SUPPLIED MATERIAL:
>>>>>
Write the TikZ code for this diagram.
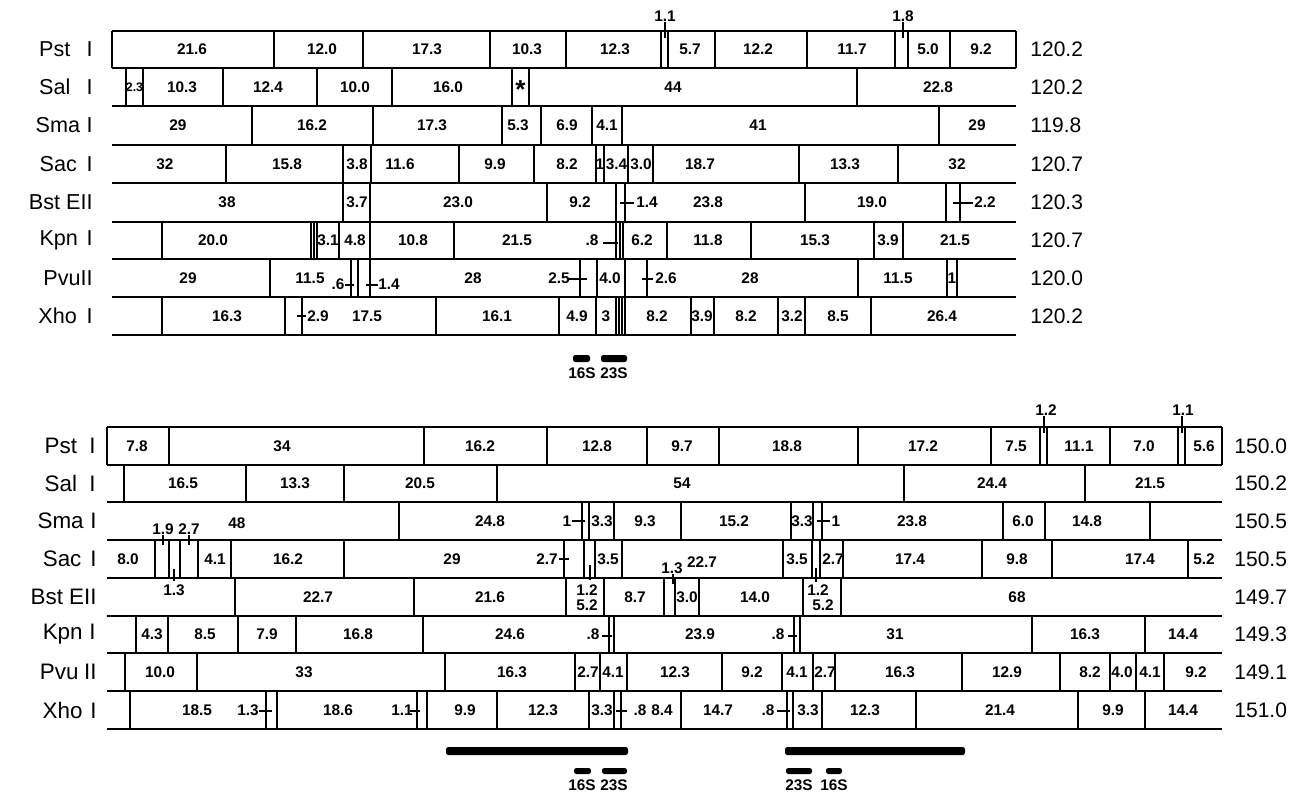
<<<<<
>>>>>
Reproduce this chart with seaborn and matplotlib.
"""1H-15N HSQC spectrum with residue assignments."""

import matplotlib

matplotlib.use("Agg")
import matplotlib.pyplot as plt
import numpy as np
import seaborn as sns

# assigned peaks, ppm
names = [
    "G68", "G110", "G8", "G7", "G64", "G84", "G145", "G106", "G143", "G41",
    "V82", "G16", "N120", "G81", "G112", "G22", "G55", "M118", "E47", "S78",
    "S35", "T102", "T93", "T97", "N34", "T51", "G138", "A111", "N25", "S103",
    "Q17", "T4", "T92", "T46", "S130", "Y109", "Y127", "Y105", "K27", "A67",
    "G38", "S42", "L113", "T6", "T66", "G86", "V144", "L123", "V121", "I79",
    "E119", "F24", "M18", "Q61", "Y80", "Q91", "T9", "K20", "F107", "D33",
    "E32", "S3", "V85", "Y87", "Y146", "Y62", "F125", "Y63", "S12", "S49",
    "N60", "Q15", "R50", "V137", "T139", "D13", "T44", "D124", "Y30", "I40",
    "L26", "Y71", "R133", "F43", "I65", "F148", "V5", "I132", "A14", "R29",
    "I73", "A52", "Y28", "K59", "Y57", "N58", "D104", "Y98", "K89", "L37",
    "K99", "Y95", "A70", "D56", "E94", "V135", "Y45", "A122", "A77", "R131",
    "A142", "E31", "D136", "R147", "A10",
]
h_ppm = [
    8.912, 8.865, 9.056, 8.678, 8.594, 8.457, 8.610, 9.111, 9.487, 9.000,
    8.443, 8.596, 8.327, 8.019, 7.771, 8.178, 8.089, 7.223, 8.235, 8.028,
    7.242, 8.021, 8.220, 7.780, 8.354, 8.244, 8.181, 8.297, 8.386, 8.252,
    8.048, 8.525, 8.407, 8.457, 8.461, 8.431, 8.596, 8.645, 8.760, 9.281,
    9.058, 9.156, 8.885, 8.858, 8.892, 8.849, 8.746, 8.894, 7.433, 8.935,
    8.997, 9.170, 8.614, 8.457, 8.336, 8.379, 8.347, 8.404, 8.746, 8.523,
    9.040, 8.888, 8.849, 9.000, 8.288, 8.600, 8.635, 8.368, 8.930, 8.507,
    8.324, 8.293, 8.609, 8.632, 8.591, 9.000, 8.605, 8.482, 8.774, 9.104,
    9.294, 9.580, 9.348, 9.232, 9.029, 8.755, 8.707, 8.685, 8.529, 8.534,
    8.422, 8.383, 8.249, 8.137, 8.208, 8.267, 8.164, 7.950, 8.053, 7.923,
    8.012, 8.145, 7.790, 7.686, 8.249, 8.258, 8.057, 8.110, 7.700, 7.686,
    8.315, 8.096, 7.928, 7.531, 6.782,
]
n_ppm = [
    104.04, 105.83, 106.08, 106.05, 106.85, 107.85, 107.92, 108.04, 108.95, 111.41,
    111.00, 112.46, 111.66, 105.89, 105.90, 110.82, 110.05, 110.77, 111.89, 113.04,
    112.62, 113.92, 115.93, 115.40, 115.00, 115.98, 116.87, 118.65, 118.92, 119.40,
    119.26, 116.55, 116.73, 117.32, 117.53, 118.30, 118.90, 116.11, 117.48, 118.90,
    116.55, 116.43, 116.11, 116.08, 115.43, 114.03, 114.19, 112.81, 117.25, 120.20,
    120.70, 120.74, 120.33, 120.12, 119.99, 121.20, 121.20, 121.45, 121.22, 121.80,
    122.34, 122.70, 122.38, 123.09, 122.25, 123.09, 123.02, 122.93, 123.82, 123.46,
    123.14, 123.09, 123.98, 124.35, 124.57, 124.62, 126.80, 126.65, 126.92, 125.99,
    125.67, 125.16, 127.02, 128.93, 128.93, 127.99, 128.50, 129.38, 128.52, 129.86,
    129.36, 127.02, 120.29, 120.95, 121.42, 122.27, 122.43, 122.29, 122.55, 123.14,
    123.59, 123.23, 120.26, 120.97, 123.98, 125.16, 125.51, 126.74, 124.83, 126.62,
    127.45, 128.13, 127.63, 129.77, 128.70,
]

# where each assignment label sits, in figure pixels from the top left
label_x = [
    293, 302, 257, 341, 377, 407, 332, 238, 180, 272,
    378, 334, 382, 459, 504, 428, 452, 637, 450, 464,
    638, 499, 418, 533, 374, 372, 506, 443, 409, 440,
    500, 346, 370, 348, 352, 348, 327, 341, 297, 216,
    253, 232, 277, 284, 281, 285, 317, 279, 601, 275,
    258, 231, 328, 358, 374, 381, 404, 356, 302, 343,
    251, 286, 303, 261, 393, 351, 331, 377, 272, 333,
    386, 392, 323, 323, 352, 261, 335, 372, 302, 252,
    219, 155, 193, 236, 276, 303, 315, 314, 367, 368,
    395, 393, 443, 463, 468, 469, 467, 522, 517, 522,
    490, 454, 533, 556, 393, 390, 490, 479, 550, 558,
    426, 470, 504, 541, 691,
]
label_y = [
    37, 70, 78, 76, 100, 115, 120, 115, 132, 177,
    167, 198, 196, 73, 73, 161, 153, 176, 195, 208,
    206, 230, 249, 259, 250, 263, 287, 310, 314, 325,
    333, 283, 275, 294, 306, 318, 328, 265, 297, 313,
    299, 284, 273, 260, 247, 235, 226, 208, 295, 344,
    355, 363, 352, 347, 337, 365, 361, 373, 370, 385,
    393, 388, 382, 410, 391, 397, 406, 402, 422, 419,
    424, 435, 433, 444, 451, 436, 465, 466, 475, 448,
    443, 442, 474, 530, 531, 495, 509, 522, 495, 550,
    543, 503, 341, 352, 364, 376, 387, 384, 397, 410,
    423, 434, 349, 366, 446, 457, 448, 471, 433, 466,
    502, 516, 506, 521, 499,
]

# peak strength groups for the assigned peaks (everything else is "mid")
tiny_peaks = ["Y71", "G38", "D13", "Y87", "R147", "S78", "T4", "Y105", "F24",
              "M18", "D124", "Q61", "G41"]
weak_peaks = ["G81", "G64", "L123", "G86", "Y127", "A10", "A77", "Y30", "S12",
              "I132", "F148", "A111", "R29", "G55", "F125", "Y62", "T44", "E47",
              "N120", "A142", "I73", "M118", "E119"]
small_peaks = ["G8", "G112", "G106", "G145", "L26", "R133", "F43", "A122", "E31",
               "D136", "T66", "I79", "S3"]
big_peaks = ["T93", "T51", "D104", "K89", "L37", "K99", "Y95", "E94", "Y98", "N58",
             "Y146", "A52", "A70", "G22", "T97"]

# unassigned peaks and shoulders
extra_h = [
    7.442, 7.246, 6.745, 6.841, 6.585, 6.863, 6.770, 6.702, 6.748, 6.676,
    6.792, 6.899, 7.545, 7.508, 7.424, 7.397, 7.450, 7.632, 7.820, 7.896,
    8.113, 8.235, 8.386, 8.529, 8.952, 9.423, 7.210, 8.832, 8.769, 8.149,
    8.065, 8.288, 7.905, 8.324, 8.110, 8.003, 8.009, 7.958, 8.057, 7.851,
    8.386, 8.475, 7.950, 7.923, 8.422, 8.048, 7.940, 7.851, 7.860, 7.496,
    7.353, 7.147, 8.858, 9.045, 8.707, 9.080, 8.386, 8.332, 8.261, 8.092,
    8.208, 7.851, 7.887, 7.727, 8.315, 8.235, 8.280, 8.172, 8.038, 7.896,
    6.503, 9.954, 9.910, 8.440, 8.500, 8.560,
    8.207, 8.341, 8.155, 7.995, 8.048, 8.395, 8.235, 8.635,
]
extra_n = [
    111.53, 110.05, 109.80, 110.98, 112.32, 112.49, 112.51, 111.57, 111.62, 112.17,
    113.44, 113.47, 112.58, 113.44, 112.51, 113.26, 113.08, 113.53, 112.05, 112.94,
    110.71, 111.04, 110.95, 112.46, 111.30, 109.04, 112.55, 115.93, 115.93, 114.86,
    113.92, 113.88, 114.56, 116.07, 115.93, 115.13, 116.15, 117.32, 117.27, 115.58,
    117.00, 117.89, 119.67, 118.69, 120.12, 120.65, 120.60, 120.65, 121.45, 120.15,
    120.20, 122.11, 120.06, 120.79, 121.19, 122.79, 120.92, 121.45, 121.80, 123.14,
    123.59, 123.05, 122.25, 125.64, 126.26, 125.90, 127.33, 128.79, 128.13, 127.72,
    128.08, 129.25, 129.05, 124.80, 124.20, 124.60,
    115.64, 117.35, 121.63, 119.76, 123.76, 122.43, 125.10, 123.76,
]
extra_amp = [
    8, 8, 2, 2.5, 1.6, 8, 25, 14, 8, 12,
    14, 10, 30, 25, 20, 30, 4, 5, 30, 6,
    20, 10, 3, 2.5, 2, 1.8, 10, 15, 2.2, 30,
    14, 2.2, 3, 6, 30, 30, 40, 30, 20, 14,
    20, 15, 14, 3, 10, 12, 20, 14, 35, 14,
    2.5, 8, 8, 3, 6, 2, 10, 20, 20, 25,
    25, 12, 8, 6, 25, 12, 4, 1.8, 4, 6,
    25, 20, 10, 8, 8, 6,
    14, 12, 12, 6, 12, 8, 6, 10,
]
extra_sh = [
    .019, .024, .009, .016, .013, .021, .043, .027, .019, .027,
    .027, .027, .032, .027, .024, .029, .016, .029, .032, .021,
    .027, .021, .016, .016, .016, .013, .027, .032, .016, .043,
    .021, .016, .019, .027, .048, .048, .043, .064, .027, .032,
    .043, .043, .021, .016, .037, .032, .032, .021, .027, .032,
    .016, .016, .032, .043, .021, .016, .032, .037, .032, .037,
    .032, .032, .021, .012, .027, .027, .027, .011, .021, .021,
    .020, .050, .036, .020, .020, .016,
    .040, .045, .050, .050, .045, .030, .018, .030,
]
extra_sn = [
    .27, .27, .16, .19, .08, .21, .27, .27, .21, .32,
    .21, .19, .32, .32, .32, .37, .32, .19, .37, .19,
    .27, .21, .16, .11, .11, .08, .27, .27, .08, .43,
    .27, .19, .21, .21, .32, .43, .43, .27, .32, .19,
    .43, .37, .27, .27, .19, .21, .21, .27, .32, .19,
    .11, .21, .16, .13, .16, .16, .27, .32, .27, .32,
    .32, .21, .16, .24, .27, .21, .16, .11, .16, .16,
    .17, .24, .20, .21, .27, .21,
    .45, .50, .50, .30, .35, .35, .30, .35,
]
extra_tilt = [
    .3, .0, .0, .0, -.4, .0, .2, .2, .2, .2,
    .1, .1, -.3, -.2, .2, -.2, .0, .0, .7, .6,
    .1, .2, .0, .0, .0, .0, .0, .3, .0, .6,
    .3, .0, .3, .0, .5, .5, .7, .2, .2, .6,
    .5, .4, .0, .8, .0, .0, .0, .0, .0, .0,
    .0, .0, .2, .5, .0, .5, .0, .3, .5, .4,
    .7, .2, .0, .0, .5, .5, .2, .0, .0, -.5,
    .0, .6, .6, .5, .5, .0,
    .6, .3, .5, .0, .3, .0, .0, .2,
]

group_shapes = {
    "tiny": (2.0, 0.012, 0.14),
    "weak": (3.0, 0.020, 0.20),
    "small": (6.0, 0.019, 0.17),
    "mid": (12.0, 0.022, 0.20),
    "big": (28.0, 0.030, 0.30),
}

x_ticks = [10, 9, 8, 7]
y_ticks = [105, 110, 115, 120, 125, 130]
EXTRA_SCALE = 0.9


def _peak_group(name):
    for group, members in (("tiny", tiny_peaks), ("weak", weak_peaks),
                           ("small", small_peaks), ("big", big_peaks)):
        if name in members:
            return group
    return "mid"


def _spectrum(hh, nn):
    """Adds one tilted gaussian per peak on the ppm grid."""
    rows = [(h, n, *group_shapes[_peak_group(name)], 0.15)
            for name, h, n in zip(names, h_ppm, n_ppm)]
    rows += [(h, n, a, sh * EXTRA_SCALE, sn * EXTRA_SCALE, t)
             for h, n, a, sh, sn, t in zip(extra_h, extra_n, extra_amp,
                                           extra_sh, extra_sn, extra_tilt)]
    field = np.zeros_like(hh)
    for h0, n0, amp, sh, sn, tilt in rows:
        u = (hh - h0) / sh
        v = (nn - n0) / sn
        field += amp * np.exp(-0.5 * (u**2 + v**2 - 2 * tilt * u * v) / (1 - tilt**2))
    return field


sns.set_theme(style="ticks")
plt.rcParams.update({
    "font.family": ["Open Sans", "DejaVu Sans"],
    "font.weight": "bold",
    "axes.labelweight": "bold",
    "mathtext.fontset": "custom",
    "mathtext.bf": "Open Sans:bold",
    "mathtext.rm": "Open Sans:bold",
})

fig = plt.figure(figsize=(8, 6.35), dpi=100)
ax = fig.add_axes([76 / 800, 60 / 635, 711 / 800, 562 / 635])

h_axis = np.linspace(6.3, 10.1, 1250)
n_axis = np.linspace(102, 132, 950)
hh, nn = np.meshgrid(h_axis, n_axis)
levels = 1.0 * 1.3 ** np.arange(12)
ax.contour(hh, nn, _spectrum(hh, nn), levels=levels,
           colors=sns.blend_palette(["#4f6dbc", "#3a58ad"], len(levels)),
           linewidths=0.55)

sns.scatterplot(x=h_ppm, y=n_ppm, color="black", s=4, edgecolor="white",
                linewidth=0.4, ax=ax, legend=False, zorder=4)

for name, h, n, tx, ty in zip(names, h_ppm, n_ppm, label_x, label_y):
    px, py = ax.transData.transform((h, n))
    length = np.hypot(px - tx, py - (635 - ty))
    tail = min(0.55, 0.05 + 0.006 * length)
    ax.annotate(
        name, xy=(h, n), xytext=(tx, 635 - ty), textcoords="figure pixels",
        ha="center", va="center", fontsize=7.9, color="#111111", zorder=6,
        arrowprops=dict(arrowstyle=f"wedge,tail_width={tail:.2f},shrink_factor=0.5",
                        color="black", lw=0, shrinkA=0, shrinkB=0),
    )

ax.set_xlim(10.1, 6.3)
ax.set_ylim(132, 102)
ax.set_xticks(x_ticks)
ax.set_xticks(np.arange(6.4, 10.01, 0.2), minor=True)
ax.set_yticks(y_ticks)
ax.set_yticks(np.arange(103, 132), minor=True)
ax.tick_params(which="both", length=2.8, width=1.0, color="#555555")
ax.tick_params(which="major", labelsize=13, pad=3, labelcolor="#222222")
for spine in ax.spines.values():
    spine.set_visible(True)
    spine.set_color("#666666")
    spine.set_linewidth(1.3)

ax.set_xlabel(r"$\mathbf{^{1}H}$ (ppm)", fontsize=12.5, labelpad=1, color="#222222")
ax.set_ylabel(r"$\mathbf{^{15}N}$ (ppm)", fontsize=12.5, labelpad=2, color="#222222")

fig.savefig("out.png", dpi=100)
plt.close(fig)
<<<<<
>>>>>
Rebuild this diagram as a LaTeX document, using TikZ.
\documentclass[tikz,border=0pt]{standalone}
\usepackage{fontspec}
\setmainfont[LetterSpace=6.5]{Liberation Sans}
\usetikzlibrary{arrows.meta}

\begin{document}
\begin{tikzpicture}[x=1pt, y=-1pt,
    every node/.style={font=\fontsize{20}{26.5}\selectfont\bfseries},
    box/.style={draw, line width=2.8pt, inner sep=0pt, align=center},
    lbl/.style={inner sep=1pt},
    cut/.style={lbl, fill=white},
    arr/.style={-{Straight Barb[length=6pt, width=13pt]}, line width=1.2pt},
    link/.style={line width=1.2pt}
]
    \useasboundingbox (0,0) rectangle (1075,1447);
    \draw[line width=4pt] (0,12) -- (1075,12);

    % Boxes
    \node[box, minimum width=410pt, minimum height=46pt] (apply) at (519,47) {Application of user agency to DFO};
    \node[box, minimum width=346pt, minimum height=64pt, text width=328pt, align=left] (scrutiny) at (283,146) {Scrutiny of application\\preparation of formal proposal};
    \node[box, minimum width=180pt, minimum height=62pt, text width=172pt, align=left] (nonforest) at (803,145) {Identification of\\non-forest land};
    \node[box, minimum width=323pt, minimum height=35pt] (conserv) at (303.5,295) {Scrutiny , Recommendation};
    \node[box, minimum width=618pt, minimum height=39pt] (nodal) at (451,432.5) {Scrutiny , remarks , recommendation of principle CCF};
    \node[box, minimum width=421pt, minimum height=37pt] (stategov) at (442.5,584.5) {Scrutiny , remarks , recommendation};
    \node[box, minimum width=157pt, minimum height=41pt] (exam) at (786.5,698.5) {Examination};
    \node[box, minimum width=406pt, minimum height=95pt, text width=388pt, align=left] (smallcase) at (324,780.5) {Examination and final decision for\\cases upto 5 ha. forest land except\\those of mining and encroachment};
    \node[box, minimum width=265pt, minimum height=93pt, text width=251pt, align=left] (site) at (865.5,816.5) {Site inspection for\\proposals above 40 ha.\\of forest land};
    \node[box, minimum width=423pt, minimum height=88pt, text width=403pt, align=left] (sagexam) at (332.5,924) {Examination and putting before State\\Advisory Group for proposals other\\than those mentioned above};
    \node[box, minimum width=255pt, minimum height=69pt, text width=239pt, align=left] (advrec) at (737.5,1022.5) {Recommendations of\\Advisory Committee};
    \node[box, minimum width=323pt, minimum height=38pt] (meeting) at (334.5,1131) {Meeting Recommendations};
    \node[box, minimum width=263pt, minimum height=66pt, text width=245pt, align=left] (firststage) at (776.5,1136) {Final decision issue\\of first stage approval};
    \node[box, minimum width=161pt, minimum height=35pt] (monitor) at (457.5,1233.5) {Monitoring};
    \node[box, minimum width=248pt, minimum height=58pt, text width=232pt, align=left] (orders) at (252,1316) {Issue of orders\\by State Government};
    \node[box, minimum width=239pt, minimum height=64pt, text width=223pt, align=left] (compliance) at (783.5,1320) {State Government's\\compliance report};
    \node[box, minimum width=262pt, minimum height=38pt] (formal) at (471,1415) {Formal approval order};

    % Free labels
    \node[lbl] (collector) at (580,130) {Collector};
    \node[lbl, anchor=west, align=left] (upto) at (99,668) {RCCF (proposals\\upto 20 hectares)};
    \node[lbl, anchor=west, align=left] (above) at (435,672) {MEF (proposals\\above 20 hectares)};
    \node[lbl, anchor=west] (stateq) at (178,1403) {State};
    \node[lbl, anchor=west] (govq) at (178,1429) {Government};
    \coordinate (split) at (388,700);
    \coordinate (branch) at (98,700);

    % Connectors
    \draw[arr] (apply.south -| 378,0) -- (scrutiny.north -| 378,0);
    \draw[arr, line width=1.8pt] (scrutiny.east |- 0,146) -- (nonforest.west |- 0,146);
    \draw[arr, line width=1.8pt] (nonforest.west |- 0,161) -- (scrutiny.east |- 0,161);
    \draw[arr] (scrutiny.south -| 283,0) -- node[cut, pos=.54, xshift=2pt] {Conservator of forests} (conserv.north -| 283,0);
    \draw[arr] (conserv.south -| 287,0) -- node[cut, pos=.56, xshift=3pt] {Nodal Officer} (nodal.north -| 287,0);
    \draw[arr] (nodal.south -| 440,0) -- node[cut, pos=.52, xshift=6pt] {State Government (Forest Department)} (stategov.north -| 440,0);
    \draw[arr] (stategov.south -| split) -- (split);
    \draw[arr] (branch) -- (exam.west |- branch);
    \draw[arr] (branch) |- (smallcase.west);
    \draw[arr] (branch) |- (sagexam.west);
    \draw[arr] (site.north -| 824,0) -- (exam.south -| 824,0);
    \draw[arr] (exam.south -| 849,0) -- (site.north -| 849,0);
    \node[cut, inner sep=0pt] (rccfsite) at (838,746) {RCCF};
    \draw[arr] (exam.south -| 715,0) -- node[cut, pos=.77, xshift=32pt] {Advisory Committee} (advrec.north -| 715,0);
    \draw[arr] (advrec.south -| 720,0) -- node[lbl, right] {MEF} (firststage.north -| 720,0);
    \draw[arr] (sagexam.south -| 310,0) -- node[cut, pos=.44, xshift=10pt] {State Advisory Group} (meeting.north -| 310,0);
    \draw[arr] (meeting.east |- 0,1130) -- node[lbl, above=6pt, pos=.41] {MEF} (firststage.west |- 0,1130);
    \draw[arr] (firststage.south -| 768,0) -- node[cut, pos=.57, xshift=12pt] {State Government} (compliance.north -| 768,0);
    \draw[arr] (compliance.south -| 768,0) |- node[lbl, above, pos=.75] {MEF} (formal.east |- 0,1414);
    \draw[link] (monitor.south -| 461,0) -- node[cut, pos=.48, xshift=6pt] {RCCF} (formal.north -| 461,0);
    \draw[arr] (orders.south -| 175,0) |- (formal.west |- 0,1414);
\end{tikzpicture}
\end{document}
<<<<<
Starting with the line that contains "Rebuild this diagram", repeat each line exactly, and stop once the line that contains "(0,12) -- (1075,12);" has been repeated.

Rebuild this diagram as a LaTeX document, using TikZ.
\documentclass[tikz,border=0pt]{standalone}
\usepackage{fontspec}
\setmainfont[LetterSpace=6.5]{Liberation Sans}
\usetikzlibrary{arrows.meta}

\begin{document}
\begin{tikzpicture}[x=1pt, y=-1pt,
    every node/.style={font=\fontsize{20}{26.5}\selectfont\bfseries},
    box/.style={draw, line width=2.8pt, inner sep=0pt, align=center},
    lbl/.style={inner sep=1pt},
    cut/.style={lbl, fill=white},
    arr/.style={-{Straight Barb[length=6pt, width=13pt]}, line width=1.2pt},
    link/.style={line width=1.2pt}
]
    \useasboundingbox (0,0) rectangle (1075,1447);
    \draw[line width=4pt] (0,12) -- (1075,12);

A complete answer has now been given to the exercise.